Ans/y/ YENİÇERİ OCAĞI

YENİÇERİ OCAĞI

Osmanlı ordusunun piyade sınıfı olan yeniçeri teşkilatına verilen ad.

Ocağın kuruluş tarihi kesinlikle belli değildir. Ancak Sultan I. Murad’ın emriyle Çandarlı Kara Halil tarafından kurulduğu bilinir. Yeniçeri, adını Hacı Bektaş Veli’den aldığı söylenir. Hacı Bektaş Veli’yi pir kabul eden yeniçerilere "Taife-i Bektaşiyan", ağalarına da "Ağayan-ı Bektaşiyan" denile gelmiştir. Başlangıçta savaşlarda ele geçirilen esirlerden beşte biri devlete ayrılarak, bunlar Acemi Ocağı’nda eğitilerek yeniçeri yapılırdı. Sonraları bu esir ve devşirmeler, Osmanlı kültürüyle yoğrulduktan sonra Yeniçeri Ocağı’na kabul edilmeye başlandı.

Yeniçeri Ocağı üç kısımdan oluşmuştur:

1-Cemaat ortaları:

Bu ortaların başlangıçtaki sayısı, yüzer kişilik on ortadan ibaretken, zamanla bu rakam büyüyerek, orta sayısı yüzün üzerine çıkmıştır. Bunların komutanlarına yayabaşı denirdi. Cemaat ortaları kendi içerisinde sınıflara ayrılırdı. Bunların en önemlisi, şütürban denilen devecilerdi. Bundan sonra sırayla, tekye, kantarcılar, imam, haseki, sekbanlar, turnacılar, seksoncular, zemberekçiler, tüfekçiler, çergeciler hukeşan ve ocak beytülmalcisi gelmektedir.

2-Sekbanlar:

Bunlar padişahla birlikte ava giderler ve av köpekleri tedarik ederlerdi. Sefer zamanı diğer yeniçerilerle birlikte savaşa giderlerdi. Bölüğün sorumlusuna sekbanbaşı denirdi.

3-Ağa bölükleri:

Bu bölük, Sultan II. Bayezid döneminde kuruldu. Bunlar altmış bir bölükten ibaret olup doğrudan Yeniçeri Ağası’na bağlıydılar.

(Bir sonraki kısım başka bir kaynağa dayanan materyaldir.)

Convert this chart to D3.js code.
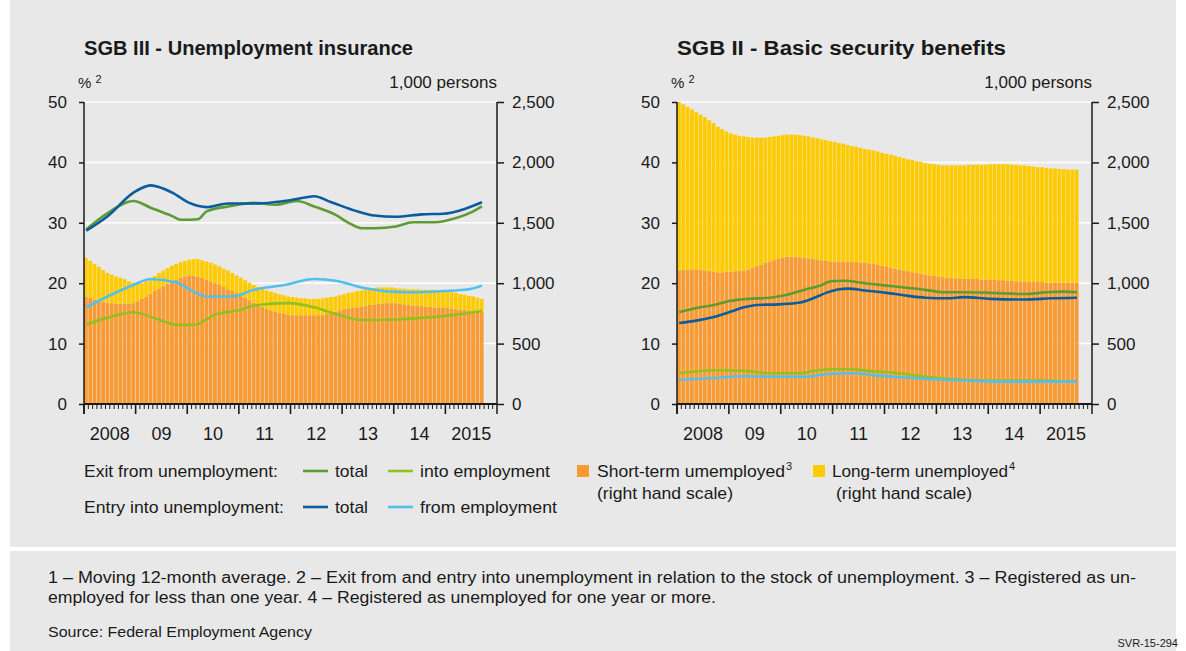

Mensupları yalnızca devşirmeler arasından seçilirdi. Sorumlularına bölükbaşı denilirdi. Bölükler, kendi içerisinde sınıflara ayrılırdı. Bunların başlıcaları kethüda bölüğü, paşaodası bölüğü, kayıkçılar, asesbaşı bölüğü. İstanbul’daki bütün hapishaneler bu bölüğün sorumluluğundaydı.

Yeniçeri Ocağı’nın en büyük sorumlusu Yeniçeri Ağası’ydı. XVIII. yüzyıla kadar ocak dışından da tayin edilebilen ağalar, bu tarihten sonra ocaktan seçilmeye başlandı. Ağalar vezir derecesinde divan toplantılarına katılırlar ve Cuma namazında padişahın huzurunda bulunurlardı.

Yeniçeriler Sultan III. Murad döneminden itibaren evlenmeye ve ticaretle uğraşmaya da başladılar. Ocak gün geçtikçe askerlik dışında işlerle uğraşmaya başlayarak eski ağırlığını kaybetti. Sonunda II. Mahmud tarafından 1826 yılında kapatıldı.